Teens on Instagram blocked accounts one million times in June and reported another one million after seeing a Safety Notice on Instagram, Meta reported. Last year, the company implemented a new nudity protection feature that blurs suspicious images. Now, the company says the vast majority — 99 percent — keep the tool activated. In June, over 40 percent of those blurred images stayed blurred, “significantly reducing exposure to unwanted nudity,” the blog post read. Meta recently started giving users a warning when they attempted to forward a blurred image, asking them to “think twice before forwarding suspected nude images.” And in May, 45 percent of people who saw the warning didn’t forward the blurred message.

The platform is also implementing protections for adult-managed Instagram accounts that feature — or represent — children. Among those protections are the new Teen Account protections and additional notifications about privacy settings. The company says it will also stop these accounts from showing up as recommendations for adult accounts with suspicious behavior. Finally, the company will bring its Hidden Words feature to these kid-focused accounts, which should help prevent sexualized comments from appearing on these accounts’ posts.

As part of these teen safety efforts, Meta has removed “nearly 135k violating Instagram accounts that were sexualizing these accounts,” and 500,000 accounts “that were linked to the original accounts,” according to the blog post.

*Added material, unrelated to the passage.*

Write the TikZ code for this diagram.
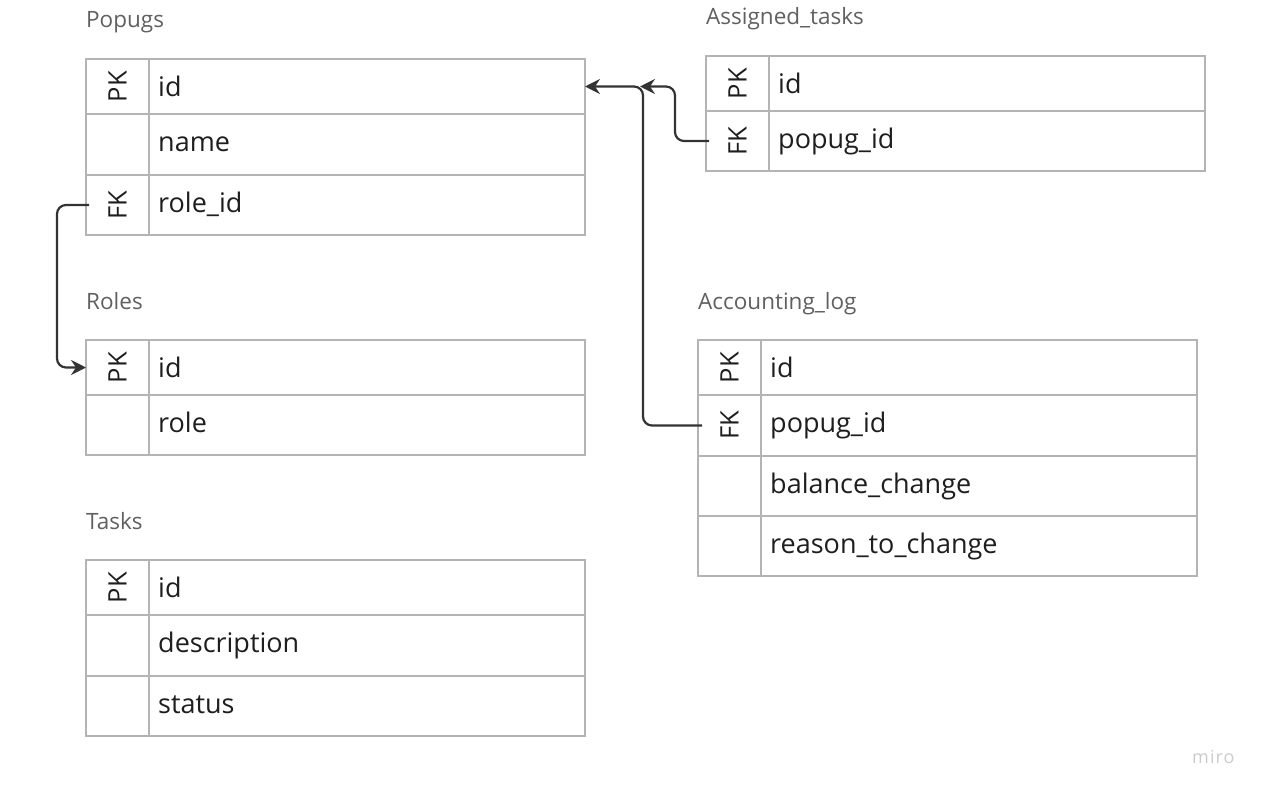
\documentclass[tikz,border=0pt]{standalone}
\usepackage{fontspec}
\setmainfont{Open Sans}
\usetikzlibrary{arrows.meta,calc}
\definecolor{cellborder}{HTML}{B4B4B4}
\definecolor{fieldink}{HTML}{1E1E1E}
\definecolor{titleink}{HTML}{606060}
\definecolor{connink}{HTML}{333333}
\definecolor{markink}{HTML}{CCCCCC}
\tikzset{
  keycell/.style={draw=cellborder, line width=1.2pt, minimum width=63pt, inner sep=0pt, outer sep=0pt, anchor=north west},
  fieldcell/.style={draw=cellborder, line width=1.2pt, minimum width=436pt, inner sep=0pt, outer sep=0pt, anchor=north west},
  keytext/.style={rotate=90, inner sep=0pt, text=fieldink, font=\fontsize{25.5pt}{30pt}\selectfont},
  fieldtext/.style={anchor=base west, inner sep=0pt, text=fieldink, font=\fontsize{27pt}{31pt}\selectfont},
  titletext/.style={anchor=base west, inner sep=0pt, text=titleink, font=\fontsize{22.5pt}{27pt}\selectfont},
  conn/.style={draw=connink, line width=2.2pt, rounded corners=9pt, -{Stealth[length=15pt,width=15pt,inset=5pt]}},
}
\newcommand{\erow}[6]{%
  \node[keycell, minimum height=#4] (#1k) at (#2,#3) {};
  \node[fieldcell, minimum height=#4] (#1f) at (#2+63,#3) {};
  \node[keytext] (#1kt) at (#1k.center) {#5};
  \node[fieldtext] (#1ft) at ($(#1f.north west)+(9,37.5)$) {#6};
}
\begin{document}
\begin{tikzpicture}[x=1pt,y=-1pt]
\path[fill=white] (0,0) rectangle (1261,792);
\useasboundingbox (0,0) rectangle (1261,792);

% Popugs
\node[titletext] (tpop) at (86,28) {Popugs};
\erow{pa}{86}{59}{55}{PK}{id}
\erow{pb}{86}{114}{61}{}{name}
\erow{pc}{86}{175}{60}{FK}{role\_id}

% Roles
\node[titletext] (trol) at (86,309) {Roles};
\erow{ra}{86}{340}{55}{PK}{id}
\erow{rb}{86}{395}{60}{}{role}

% Tasks
\node[titletext] (ttas) at (86,529) {Tasks};
\erow{ta}{86}{560}{55}{PK}{id}
\erow{tb}{86}{615}{61}{}{description}
\erow{tc}{86}{676}{60}{}{status}

% Assigned_tasks
\node[titletext] (tass) at (706,25) {Assigned\_tasks};
\erow{aa}{706}{56}{55}{PK}{id}
\erow{ab}{706}{111}{60}{FK}{popug\_id}

% Accounting_log
\node[titletext] (tacc) at (698,309) {Accounting\_log};
\erow{la}{698}{340}{55}{PK}{id}
\erow{lb}{698}{395}{61}{FK}{popug\_id}
\erow{lc}{698}{456}{60}{}{balance\_change}
\erow{ld}{698}{516}{60}{}{reason\_to\_change}

% connectors
\coordinate (jn) at ($(paf.east)+(55,0)$);
\draw[conn] ($(pck.west)+(3,0)$) -- ++(-32,0) |- (rak.west);
\draw[conn] ($(abk.west)+(3,0)$) -| ($(paf.east)+(90,0)$) -- (jn);
\draw[conn] ($(lbk.west)+(4,0)$) -| ($(paf.east)+(58,0)$) -- (paf.east);

% watermark
\node[anchor=base west, inner sep=0pt, text=markink, font=\fontsize{18pt}{22pt}\selectfont\addfontfeature{LetterSpace=6}] (miro) at (1192,763) {miro};
\end{tikzpicture}
\end{document}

This move from Meta is part of its continued efforts to make Facebook and Instagram safer for kids and teens — but it also comes as the company successfully lobbied to stall the Kids Online Safety Act in 2024. The Kids Online Safety Act was reintroduced this year, despite, according to Politico, a “concerted Meta lobbying campaign” to keep the bill out of Congress. Meta opposes the bill because it says it violates the First Amendment, although critics argue that its opposition is financially motivated.